Charts and diagrams as code
○ ○ ○ ○
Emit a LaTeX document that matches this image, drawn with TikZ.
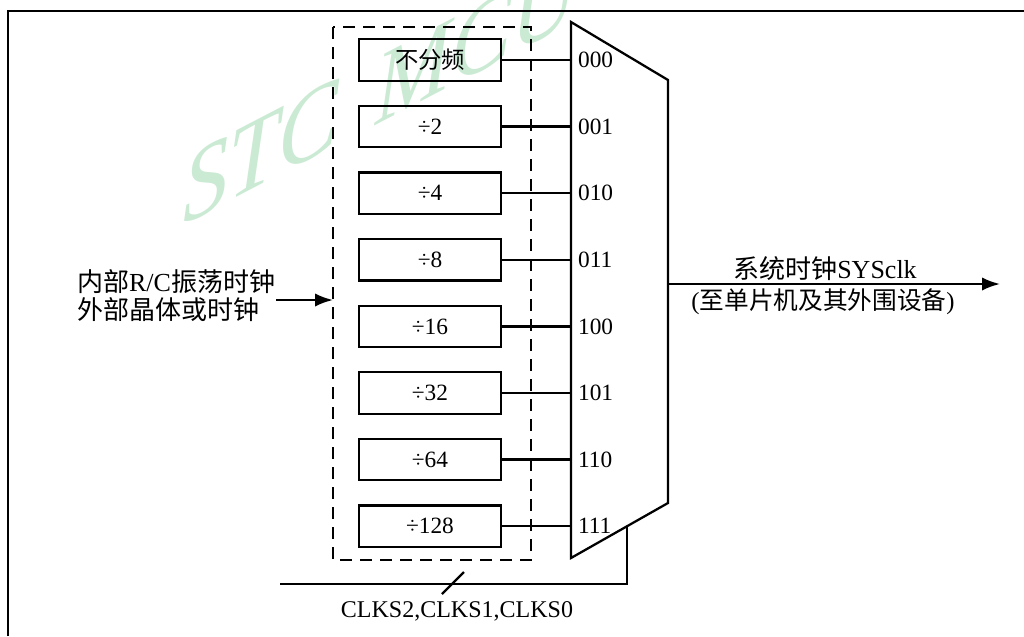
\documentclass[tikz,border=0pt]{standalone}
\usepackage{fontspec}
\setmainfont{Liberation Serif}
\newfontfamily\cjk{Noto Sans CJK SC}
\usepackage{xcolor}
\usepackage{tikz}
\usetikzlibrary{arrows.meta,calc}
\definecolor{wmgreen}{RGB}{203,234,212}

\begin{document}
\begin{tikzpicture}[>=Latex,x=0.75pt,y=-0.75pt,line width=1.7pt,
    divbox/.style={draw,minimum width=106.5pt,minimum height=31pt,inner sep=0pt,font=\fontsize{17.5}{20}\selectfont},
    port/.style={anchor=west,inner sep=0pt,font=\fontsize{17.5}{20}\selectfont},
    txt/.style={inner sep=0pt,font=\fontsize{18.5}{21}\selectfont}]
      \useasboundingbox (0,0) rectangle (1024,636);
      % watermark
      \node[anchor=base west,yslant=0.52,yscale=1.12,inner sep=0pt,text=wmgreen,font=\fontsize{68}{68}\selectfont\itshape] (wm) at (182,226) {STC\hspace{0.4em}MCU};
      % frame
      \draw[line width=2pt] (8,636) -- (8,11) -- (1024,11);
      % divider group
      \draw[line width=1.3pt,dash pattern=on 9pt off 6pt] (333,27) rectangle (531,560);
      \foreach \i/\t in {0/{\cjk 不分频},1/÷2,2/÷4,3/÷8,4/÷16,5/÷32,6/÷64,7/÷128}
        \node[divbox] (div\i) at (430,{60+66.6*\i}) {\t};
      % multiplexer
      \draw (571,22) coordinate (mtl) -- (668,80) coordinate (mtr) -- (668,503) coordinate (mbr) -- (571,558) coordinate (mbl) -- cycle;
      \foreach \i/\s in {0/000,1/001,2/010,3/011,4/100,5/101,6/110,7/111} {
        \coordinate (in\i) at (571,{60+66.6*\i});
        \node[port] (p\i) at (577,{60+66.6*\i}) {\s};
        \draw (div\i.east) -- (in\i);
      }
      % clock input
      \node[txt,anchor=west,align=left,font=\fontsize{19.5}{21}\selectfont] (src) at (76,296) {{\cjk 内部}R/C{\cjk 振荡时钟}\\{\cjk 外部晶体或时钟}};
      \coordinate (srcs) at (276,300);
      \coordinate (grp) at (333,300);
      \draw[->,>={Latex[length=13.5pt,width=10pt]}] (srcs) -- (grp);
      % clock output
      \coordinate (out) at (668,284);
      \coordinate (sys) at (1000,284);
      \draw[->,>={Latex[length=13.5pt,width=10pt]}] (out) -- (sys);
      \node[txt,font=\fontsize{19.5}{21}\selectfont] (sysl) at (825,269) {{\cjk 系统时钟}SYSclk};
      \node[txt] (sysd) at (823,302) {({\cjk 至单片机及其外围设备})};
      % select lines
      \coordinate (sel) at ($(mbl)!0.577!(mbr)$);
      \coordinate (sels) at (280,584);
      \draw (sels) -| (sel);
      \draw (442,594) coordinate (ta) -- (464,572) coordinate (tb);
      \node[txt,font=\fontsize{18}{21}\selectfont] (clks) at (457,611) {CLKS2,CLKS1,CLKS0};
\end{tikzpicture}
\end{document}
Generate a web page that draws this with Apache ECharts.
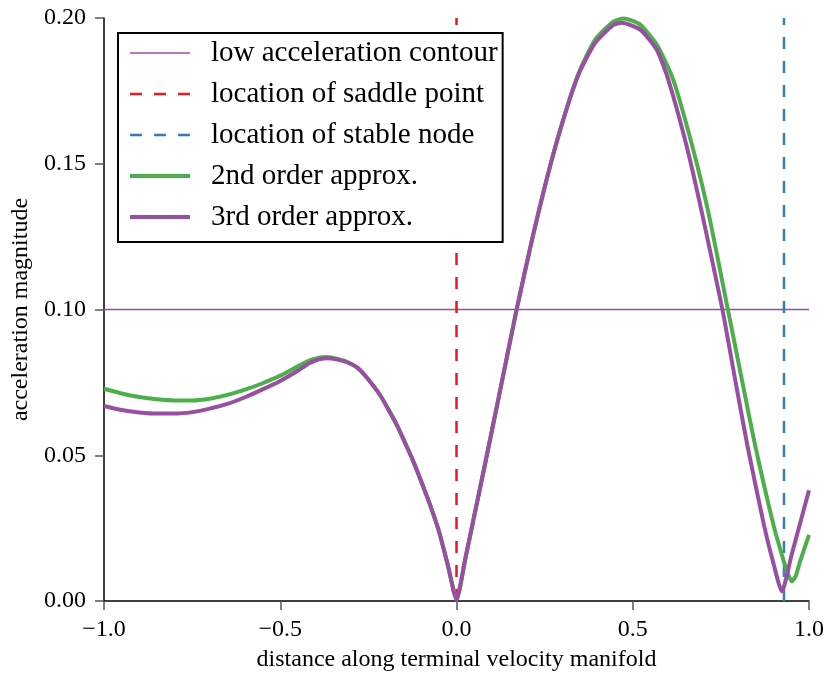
○ ○ ○ ○
Return each line of the data that contains the string "with".

In response →
Emit a LaTeX document that matches this image, drawn with TikZ.
Generate a web page that draws this with Apache ECharts.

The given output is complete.